## TASK
Pictures are not part of the copy. Retype the lines from the first one through the line that contains "17.8, 15.9, 13.6, 11.4, 11.5, 12.5, 11.2, 11.7]".

## SOURCE DATA
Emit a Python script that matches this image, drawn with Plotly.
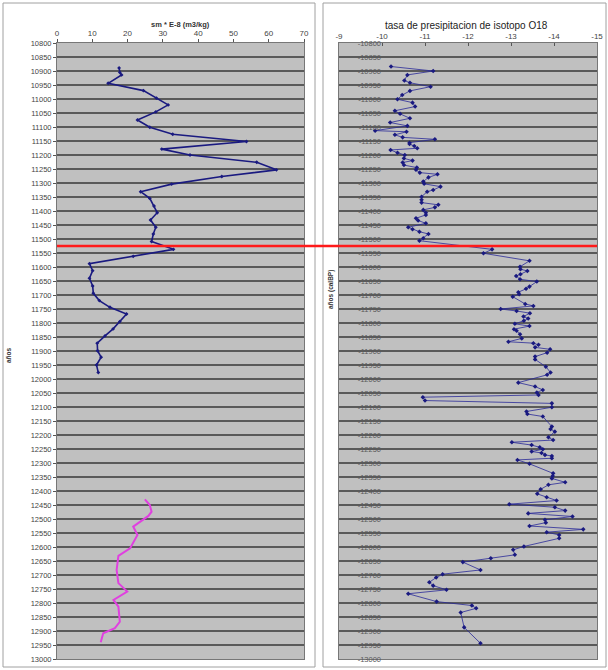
import plotly.graph_objects as go

# ---- data ----
sm_depth = [10889, 10905, 10914, 10944, 10970, 10997, 11021, 11046, 11075, 11101, 11126, 11152,
            11179, 11200, 11226, 11253, 11277, 11304, 11331, 11355, 11382, 11406, 11432, 11458,
            11482, 11509, 11537, 11562, 11588, 11613, 11640, 11668, 11694, 11720, 11744, 11768,
            11795, 11821, 11846, 11872, 11899, 11922, 11950, 11977]
sm_value = [17.6, 17.8, 18.3, 14.5, 24.5, 28.2, 31.5, 28.0, 22.8, 26.3, 32.8, 53.7,
            29.7, 37.7, 56.6, 62.2, 46.7, 32.5, 23.7, 26.3, 27.5, 28.4, 26.5, 28.0,
            27.3, 26.8, 33.0, 21.6, 9.2, 10.1, 9.2, 10.1, 10.3, 12.0, 15.0, 19.7,
            17.8, 15.9, 13.6, 11.4, 11.5, 12.5, 11.2, 11.7]

sm2_depth = [12430, 12450, 12474, 12489, 12527, 12557, 12605, 12632, 12682, 12729, 12759,
             12789, 12813, 12867, 12890, 12908, 12940]
sm2_value = [24.9, 26.3, 26.8, 25.9, 21.6, 22.8, 20.7, 17.4, 16.9, 17.4, 19.9,
             16.0, 17.4, 17.8, 16.4, 13.1, 12.4]

o18_depth = [10884, 10900, 10914, 10934, 10942, 10956, 10971, 10986, 11001, 11013, 11027, 11042,
             11053, 11069, 11084, 11096, 11113, 11117, 11128, 11137, 11144, 11156, 11161, 11168,
             11176, 11182, 11192, 11200, 11212, 11220, 11227, 11236, 11245, 11253, 11263, 11269,
             11280, 11295, 11303, 11313, 11325, 11331, 11349, 11360, 11370, 11378, 11387, 11396,
             11406, 11414, 11426, 11434, 11444, 11458, 11465, 11474, 11482, 11497, 11506,
             11537, 11551, 11578, 11599, 11608, 11614, 11626, 11632, 11644, 11652, 11670, 11678,
             11690, 11697, 11706, 11732, 11739, 11750, 11757, 11765, 11777, 11784, 11792, 11803,
             11811, 11822, 11828, 11840, 11855, 11867, 11872, 11878, 11887, 11894, 11906, 11920,
             11930, 11956, 11977, 11985, 12013, 12027, 12039, 12048, 12057, 12065, 12077, 12087,
             12101, 12116, 12125, 12134, 12170, 12179, 12188, 12208, 12218, 12226, 12236, 12244,
             12251, 12259, 12264, 12271, 12275, 12283, 12289, 12303, 12337, 12346, 12355, 12369,
             12378, 12394, 12410, 12422, 12434, 12447, 12458, 12470, 12480, 12491, 12503, 12513,
             12525, 12537, 12547, 12557, 12569, 12598, 12610, 12628, 12640, 12654, 12682, 12697,
             12709, 12726, 12738, 12753, 12767, 12795, 12809, 12819, 12834, 12887, 12944]
o18_value = [-10.21, -11.19, -10.59, -10.52, -10.65, -11.13, -10.65, -10.47, -10.36, -10.71, -10.77, -10.30,
             -10.42, -10.65, -10.19, -10.59, -9.84, -10.57, -10.30, -10.48, -11.23, -10.64, -10.64, -10.75,
             -10.82, -10.20, -10.36, -10.53, -10.51, -10.71, -10.48, -10.51, -10.81, -10.79, -10.88, -11.29,
             -11.08, -10.96, -10.98, -11.36, -11.19, -11.05, -10.92, -10.92, -10.92, -11.31, -11.23, -10.96,
             -11.02, -11.02, -10.79, -10.84, -11.02, -10.61, -10.71, -10.87, -11.08, -10.96, -10.87,
             -12.56, -12.36, -13.43, -13.21, -13.22, -13.38, -13.22, -13.12, -13.21, -13.60, -13.43, -13.35,
             -13.17, -13.19, -13.04, -13.33, -13.52, -12.76, -13.13, -13.44, -13.29, -13.40, -13.30, -13.09,
             -13.43, -13.07, -13.13, -13.21, -13.25, -12.94, -13.52, -13.64, -13.56, -13.91, -13.84, -13.56,
             -13.56, -13.81, -13.92, -13.84, -13.17, -13.56, -13.74, -13.60, -13.64, -10.95, -11.00, -13.95,
             -13.95, -13.36, -13.38, -13.74, -13.95, -13.92, -14.02, -13.87, -13.98, -13.02, -13.48, -13.67,
             -13.74, -13.48, -13.71, -13.79, -13.95, -13.95, -13.15, -13.43, -13.98, -13.97, -13.95, -14.26,
             -13.87, -13.69, -13.61, -13.83, -14.06, -12.96, -14.02, -14.26, -13.40, -14.43, -13.79, -13.81,
             -13.43, -14.68, -13.83, -14.12, -14.12, -13.30, -13.05, -13.09, -12.53, -11.88, -12.29, -11.41,
             -11.26, -11.10, -11.19, -11.50, -10.61, -11.27, -12.09, -12.19, -11.83, -11.91, -12.29]

boundary_depth = 11525

depth_ticks = list(range(10800, 13001, 50))
left_tick_text = [str(d) for d in depth_ticks]
right_tick_text = ["-" + str(d) for d in depth_ticks]
sm_ticks = [0, 10, 20, 30, 40, 50, 60, 70]
o18_ticks = [-9, -10, -11, -12, -13, -14, -15]
o18_tick_text = [str(v) for v in o18_ticks]

W, H = 608, 670
FONT = "Arial, Liberation Sans, sans-serif"
NAVY = "#1a1a80"


def px(x):
    return x / W


def py(y):
    return 1 - y / H


fig = go.Figure()

fig.add_trace(go.Scatter(x=sm_value, y=sm_depth, mode="lines+markers",
                         line=dict(color=NAVY, width=1.6),
                         marker=dict(color=NAVY, size=3, symbol="diamond"),
                         xaxis="x", yaxis="y", showlegend=False))
fig.add_trace(go.Scatter(x=sm2_value, y=sm2_depth, mode="lines",
                         line=dict(color="#e040e0", width=2),
                         xaxis="x", yaxis="y", showlegend=False))
fig.add_trace(go.Scatter(x=o18_value, y=[-d for d in o18_depth], mode="lines+markers",
                         line=dict(color="#2a2a98", width=0.8),
                         marker=dict(color=NAVY, size=3.5, symbol="diamond"),
                         xaxis="x2", yaxis="y2", showlegend=False))
# empty trace so the label-only axis (y3) gets drawn
fig.add_trace(go.Scatter(x=[None], y=[None], mode="markers", xaxis="x2", yaxis="y3",
                         showlegend=False, hoverinfo="skip"))

x1d = [px(57), px(304)]
x2d = [px(339), px(597)]
yd = [py(659), py(43)]

grid = dict(showgrid=True, gridcolor="#5a5a5a", gridwidth=1.5)

fig.update_layout(
    width=W, height=H,
    margin=dict(l=0, r=0, t=0, b=0, autoexpand=False),
    paper_bgcolor="white",
    plot_bgcolor="#c0c0c0",
    font=dict(family=FONT, size=8, color="#333"),
    xaxis=dict(domain=x1d, range=[0, 70], side="top", tickvals=sm_ticks, automargin=False,
               showgrid=False, zeroline=False, ticks="outside", ticklen=3,
               tickcolor="#555", showline=True, linecolor="#777", mirror=True,
               tickfont=dict(size=8, color="#444"), anchor="y"),
    yaxis=dict(domain=yd, range=[13000, 10800], tickvals=depth_ticks, ticktext=left_tick_text,
               automargin=False,
               zeroline=False, ticks="outside", ticklen=3, tickcolor="#555",
               showline=True, linecolor="#777", mirror=True,
               tickfont=dict(size=7.5, color="#444"), anchor="x", **grid),
    xaxis2=dict(domain=x2d, range=[-9, -15], side="top", tickvals=o18_ticks, ticktext=o18_tick_text,
                automargin=False,
                showgrid=False, zeroline=False, ticks="inside", ticklen=3,
                tickcolor="#555", showline=True, linecolor="#777", mirror=True,
                tickfont=dict(size=8, color="#444"), anchor="y2"),
    yaxis2=dict(domain=yd, range=[-13000, -10800], tickvals=[-d for d in depth_ticks],
                showticklabels=False, automargin=False,
                zeroline=False, ticks="", showline=True, linecolor="#777", mirror=True,
                anchor="x2", **grid),
    yaxis3=dict(overlaying="y2", anchor="free", position=px(381), side="left",
                range=[-13000, -10800], tickvals=[-d for d in depth_ticks], ticktext=right_tick_text,
                showgrid=False, zeroline=False, showline=False, ticks="", automargin=False,
                tickfont=dict(size=7.5, color="#5a5a5a")),
)

# chart frames
fig.add_shape(type="rect", xref="paper", yref="paper", x0=px(3), x1=px(315), y0=py(667), y1=py(3),
              line=dict(color="#a0a0a0", width=1), layer="below")
fig.add_shape(type="rect", xref="paper", yref="paper", x0=px(323), x1=px(606), y0=py(667), y1=py(3),
              line=dict(color="#a0a0a0", width=1), layer="below")

# boundary line
fig.add_shape(type="line", xref="paper", yref="y", x0=px(57), x1=px(597),
              y0=boundary_depth, y1=boundary_depth, line=dict(color="#ff1a1a", width=2.5))

fig.add_annotation(text="<b>sm * E-8 (m3/kg)</b>", xref="paper", yref="paper", xanchor="center",
                   x=px(180), y=py(18), showarrow=False, font=dict(size=7.5, color="#333"))
fig.add_annotation(text="tasa de presipitacion de isotopo O18", xref="paper", yref="paper",
                   xanchor="center", x=px(466), y=py(18), showarrow=False,
                   font=dict(size=10, color="#222"))
fig.add_annotation(text="<b>años</b>", xref="paper", yref="paper", x=px(8), y=py(355),
                   xanchor="center", showarrow=False, textangle=-90, font=dict(size=6.5, color="#333"))
fig.add_annotation(text="<b>años (calBP)</b>", xref="paper", yref="paper", x=px(331), y=py(290),
                   xanchor="center", showarrow=False, textangle=-90, font=dict(size=6.5, color="#333"))

fig.write_html("out.html", config={"displayModeBar": False},
               post_script="document.body.style.margin='0';")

## WRITTEN ANSWER
Emit a Python script that matches this image, drawn with Plotly.
import plotly.graph_objects as go

# ---- data ----
sm_depth = [10889, 10905, 10914, 10944, 10970, 10997, 11021, 11046, 11075, 11101, 11126, 11152,
            11179, 11200, 11226, 11253, 11277, 11304, 11331, 11355, 11382, 11406, 11432, 11458,
            11482, 11509, 11537, 11562, 11588, 11613, 11640, 11668, 11694, 11720, 11744, 11768,
            11795, 11821, 11846, 11872, 11899, 11922, 11950, 11977]
sm_value = [17.6, 17.8, 18.3, 14.5, 24.5, 28.2, 31.5, 28.0, 22.8, 26.3, 32.8, 53.7,
            29.7, 37.7, 56.6, 62.2, 46.7, 32.5, 23.7, 26.3, 27.5, 28.4, 26.5, 28.0,
            27.3, 26.8, 33.0, 21.6, 9.2, 10.1, 9.2, 10.1, 10.3, 12.0, 15.0, 19.7,
            17.8, 15.9, 13.6, 11.4, 11.5, 12.5, 11.2, 11.7]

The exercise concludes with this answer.